Пристальнее
Смотрю на картины, цветы, ткани... Эта понравилась бы тете Фриде, эта бабе Луизе, эта была бы по вкусу моей бабушке Марии, а вот эта нравится мне.
И так кругом почти. Человек истерит или молчит надсадно и уже видишь какая была бы реакция самых близких людей, и понимаешь, что ты, не они, но они тут, рядом. Звуки мелодии и перед глазами сидящая у онка за столом старушка, рукой подпершая голову и смотрящая вдаль то ли своего сердца, то ли прошлого. Пластинка играет то, что так любилось в шестидесятые. И вот уже проигрыватель в знакомой гостиной, и все они такие живые и радостные пританцовывают, накрывая на стол, а ты смотришь и заряжаешься этим маленьким счастьем. Дерево лимона в ведре, стульчики с обивкой, скатерть. Тетя любила скатерти, она вязала их крючком долгими зимними вечерами, пока в печи потрескивали дрова и кухня напоонялась ароматом пирога с вишней. И чайный гриб в трехлитровой банке красовался своими жирными слоями, и сервант сделанный дядей источал тепло сердца и рук. Тканые дорожки на полу в два ряда и два слоя, чтоб было теплее, тоже грели душу, своими разноцетными полосками притягивая взгляд. Да и все нехитрое убранство помещения заботами хозяев казалось эпицентром роскоши. Полвека почти прошло и вдруг пронзительная мысль откуда-то сверху, что не во внешнем была она, эта роскошь, а в любви, в простоте общения и открытости. Сейчас мантра "незаменимых нет" воспринимается многими, как истина, а ведь это ложь. Обычная, дежурная, дешовая ложь. Кто может заменить мать и отца, семью, детей? Ну поищите! Проверьте!
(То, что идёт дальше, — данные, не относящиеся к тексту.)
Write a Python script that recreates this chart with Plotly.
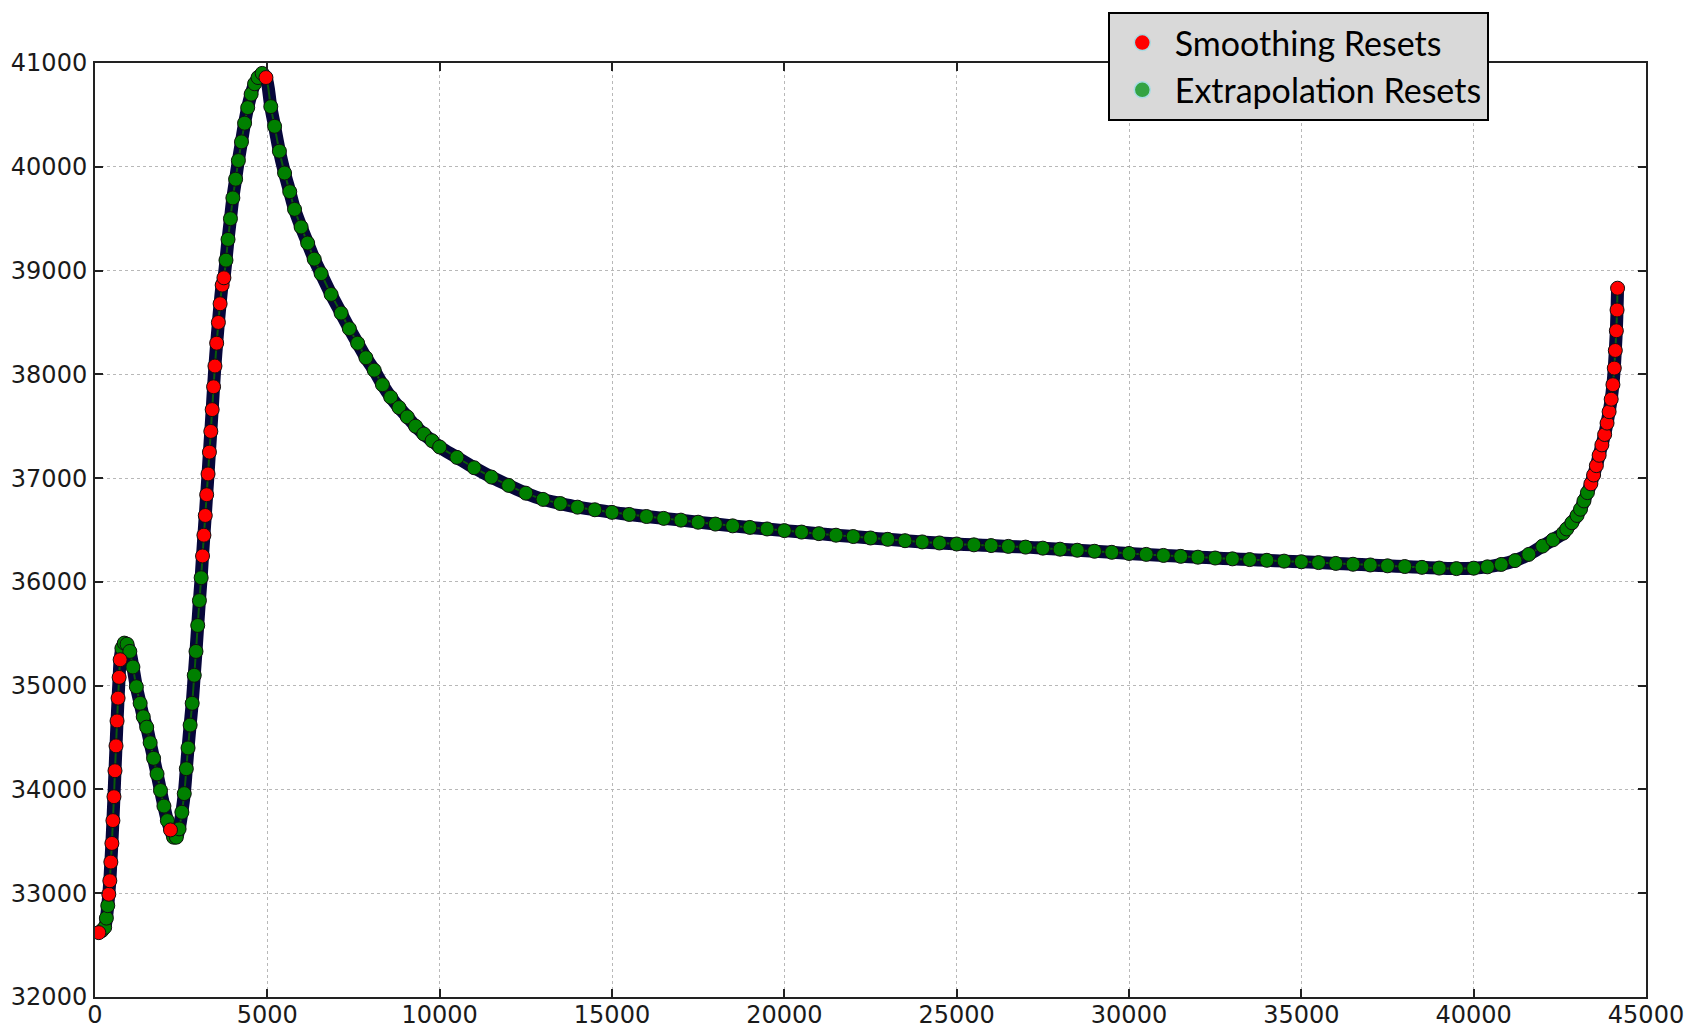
import plotly.graph_objects as go

# Points: x position, value, and reset type (S = smoothing, E = extrapolation)
x_vals = [110, 200, 280, 330, 370, 400, 430, 460, 490, 520, 550, 580, 610, 640, 670, 700, 730,
          780, 850, 930, 1010, 1100, 1200, 1310, 1400, 1500, 1600, 1700, 1800, 1900, 2000, 2100,
          2190, 2280, 2360, 2440, 2520, 2590, 2650, 2700, 2760, 2820, 2880, 2930, 2980, 3030, 3080,
          3120, 3160, 3200, 3240, 3280, 3320, 3360, 3400, 3440, 3480, 3530, 3580, 3630, 3690, 3740,
          3800, 3860, 3930, 4000, 4080, 4160, 4250, 4340, 4430, 4530, 4630, 4730, 4850, 4960,
          5100, 5210, 5350, 5500, 5650, 5790, 5980, 6170, 6360, 6560, 6850, 7140, 7380, 7620, 7860,
          8100, 8340, 8580, 8820, 9060, 9300, 9540, 9780,
          10000, 10500, 11000, 11500, 12000, 12500, 13000, 13500, 14000, 14500, 15000, 15500,
          16000, 16500, 17000, 17500, 18000, 18500, 19000, 19500, 20000, 20500, 21000, 21500,
          22000, 22500, 23000, 23500, 24000, 24500, 25000, 25500, 26000, 26500, 27000, 27500,
          28000, 28500, 29000, 29500, 30000, 30500, 31000, 31500, 32000, 32500, 33000, 33500,
          34000, 34500, 35000, 35500, 36000, 36500, 37000, 37500, 38000, 38500, 39000, 39500,
          40000, 40400, 40800, 41200, 41600, 42000, 42300, 42600,
          42700, 42850, 43000, 43100, 43200, 43300, 43400, 43480, 43560, 43640, 43720, 43800,
          43870, 43930, 43990, 44040, 44080, 44110, 44140, 44160, 44175]

y_vals = [32620, 32640, 32670, 32760, 32880, 32990, 33120, 33300, 33480, 33700, 33930, 34180, 34420,
          34660, 34880, 35080, 35250,
          35360, 35410, 35400, 35330, 35180, 34990, 34830, 34700, 34600, 34450, 34300, 34150, 33990,
          33840, 33700,
          33610, 33540, 33540, 33620, 33780, 33960, 34200, 34400, 34620, 34830, 35100, 35330, 35580,
          35820, 36040,
          36250, 36450, 36640, 36840, 37040, 37250, 37450, 37660, 37880, 38080, 38300, 38500, 38680,
          38860, 38930,
          39100, 39300, 39500, 39700, 39880, 40060, 40240, 40420, 40570, 40700, 40800, 40860, 40900,
          40860,
          40580, 40390, 40150, 39940, 39760, 39590, 39420, 39265, 39110, 38970, 38770, 38590, 38440,
          38300, 38160, 38040, 37900, 37780, 37680, 37590, 37500, 37425, 37360,
          37300, 37200, 37100, 37010, 36930, 36855, 36795, 36755, 36720, 36695, 36670, 36650,
          36630, 36612, 36595, 36575, 36557, 36540, 36525, 36510, 36494, 36480, 36465, 36450,
          36437, 36423, 36410, 36397, 36385, 36375, 36365, 36357, 36350, 36342, 36335, 36325,
          36315, 36305, 36295, 36285, 36274, 36265, 36255, 36246, 36238, 36230, 36222, 36215,
          36208, 36200, 36194, 36186, 36178, 36170, 36163, 36155, 36148, 36140, 36133, 36128,
          36132, 36145, 36168, 36205, 36265, 36345, 36405, 36470,
          36510, 36570, 36640, 36700, 36780, 36860, 36945, 37030, 37120, 37220, 37320, 37420,
          37530, 37640, 37760, 37900, 38060, 38230, 38420, 38620, 38830]

reset_kind = (["S"] + ["E"] * 4 + ["S"] * 12 + ["E"] * 15 + ["S"] + ["E"] * 14 + ["S"] * 15
              + ["E"] * 13 + ["S"] + ["E"] * 25 + ["E"] * 72 + ["S"] * 21)

series_names = {"S": "Smoothing Resets", "E": "Extrapolation Resets"}
marker_colors = {"S": "#ff0000", "E": "#008000"}
legend_colors = {"S": "#ff0000", "E": "#33a343"}

x_ticks = [0, 5000, 10000, 15000, 20000, 25000, 30000, 35000, 40000, 45000]
y_ticks = [32000, 33000, 34000, 35000, 36000, 37000, 38000, 39000, 40000, 41000]

fig = go.Figure()

# dark connecting line underneath the markers
fig.add_trace(go.Scatter(x=x_vals, y=y_vals, mode="lines",
                         line=dict(color="#06063a", width=13, shape="spline"),
                         showlegend=False, hoverinfo="skip"))
fig.add_trace(go.Scatter(x=x_vals, y=y_vals, mode="lines",
                         line=dict(color="#0a5a0a", width=2, shape="spline"),
                         showlegend=False, hoverinfo="skip"))

for k in ["E", "S"]:
    xs = [x for x, t in zip(x_vals, reset_kind) if t == k]
    ys = [y for y, t in zip(y_vals, reset_kind) if t == k]
    fig.add_trace(go.Scatter(x=xs, y=ys, mode="markers", name=series_names[k],
                             marker=dict(color=marker_colors[k], size=14,
                                         line=dict(color="#101010", width=1)),
                             showlegend=False))

for k in ["S", "E"]:
    fig.add_trace(go.Scatter(x=[None], y=[None], mode="markers", name=series_names[k],
                             marker=dict(color=legend_colors[k], size=30,
                                         line=dict(color="#a8dce4", width=1.5)),
                             legendgroup=k))

axis_common = dict(showline=True, linecolor="#222222", linewidth=2, mirror="ticks",
                   ticks="inside", ticklen=8, tickwidth=1.5, tickcolor="#222222",
                   showgrid=True, gridcolor="#b8b8b8", griddash="dot", gridwidth=1,
                   zeroline=False, automargin=False,
                   tickfont=dict(family="DejaVu Sans", size=24, color="#1a1a1a"))

fig.update_xaxes(range=[0, 45000], tickvals=x_ticks, ticktext=[str(v) for v in x_ticks],
                 ticklabelstandoff=-5, **axis_common)
fig.update_yaxes(range=[32000, 41000], tickvals=y_ticks, ticktext=[str(v) for v in y_ticks],
                 ticklabelstandoff=1, **axis_common)

fig.update_layout(
    width=1687, height=1028,
    margin=dict(l=95, r=41, t=63, b=31, autoexpand=False),
    paper_bgcolor="white", plot_bgcolor="white",
    legend=dict(x=0.653, y=1.0546, xanchor="left", yanchor="top",
                bgcolor="#d9d9d9", bordercolor="#000000", borderwidth=2,
                font=dict(family="Lato", size=34, color="#000000"),
                itemwidth=55, tracegroupgap=2, traceorder="normal"),
)

fig.write_html("out.html", config={"displayModeBar": False},
               post_script="document.body.style.margin='0';document.body.style.overflow='hidden';")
Никто и никогда не займет мест в сердце, занятых любящими и любимыми людьми. Иной человек и хорош, и красив, и воспитан, а не то. Пусто с ним. А свое оно может быть и взбалмошным, и местами резким, и даже ворчливым, необразованным, медлительным и все же, ласкающим душу. Такие дела. Так и живем. Не все ко двору, не каждому двери открыты. Иной раз смотришь дурное перед тобой, наивное, ершистое и принимаешь, как есть, без поправок. А с дипломатом прилизанным и надушненым, у которого шнурочки поглажены и на руках маникюр, никак. Или бывает, птиц покормишь раз, а они запомнят и летят к тебе потом, как к родному. Ну что тут делать!? Иди, корми. Видишь, свой ты теперь.
А дальше - больше. Сначала птицы, кошки, собаки, потом люди, поломанные жизнью, но с живыми душами. И что, пойдешь, откажешь в милости, чтоб кто чего не сказал, не подумал? Так и живем, одни глаза на все это закрывают, другие последнее отдают, а есть такие, которые отдают, да не свое, а бывает еще, что и у этих черствый кусок изо рта вынимают и хвалятся потом, и важными себя считают, всесильными, всемогущими. А Бог не антошка, воздает потом. Смотришь, один спился, другой на тот свет улетел, третий сам нуждающимся стал. С женским полом немного иначе, они вдовеют, стареют, болеют, дурнеют, детей и имущество теряют за свои былые "подвиги", идут во все тяжкие, а там и смерть.
Одна душа во свет за собой ближних тянет, другая в пропасть адову. Кто перетянет, перевесит? Чья возьмет? Поди пойми!? Как повезет наверно. Куда душа склонится. Захочет зла, начерпает себе этой жижи. Захочет блага, к горнему устремится. А там птицы поют, трава в рост человеческий зеленая-зеленая, а по над ней головы мелькают то бабушки, то деда, то дяди... И все такое родное, теплое, солнечное, полное жизни и добра. Они к тебе, ты к ним и числа им несть: девери, невестки, прабабки, тётки.
Глядит на тебя вечность глазами пращуров, вглядывается в самою суть души, не подведешь ли, не обманешься ль миром, не пустишься ли по стропотным путям. А ты до времени их не видишь, только примечаешь, что солнце играет, когда ты в него всматриваешься, и небо будто синее, чем обычно, глубже как-то, и ветерок нежно волосы на голове перебирает, и запах цветов доносится, каких во всей округе не сыщешь.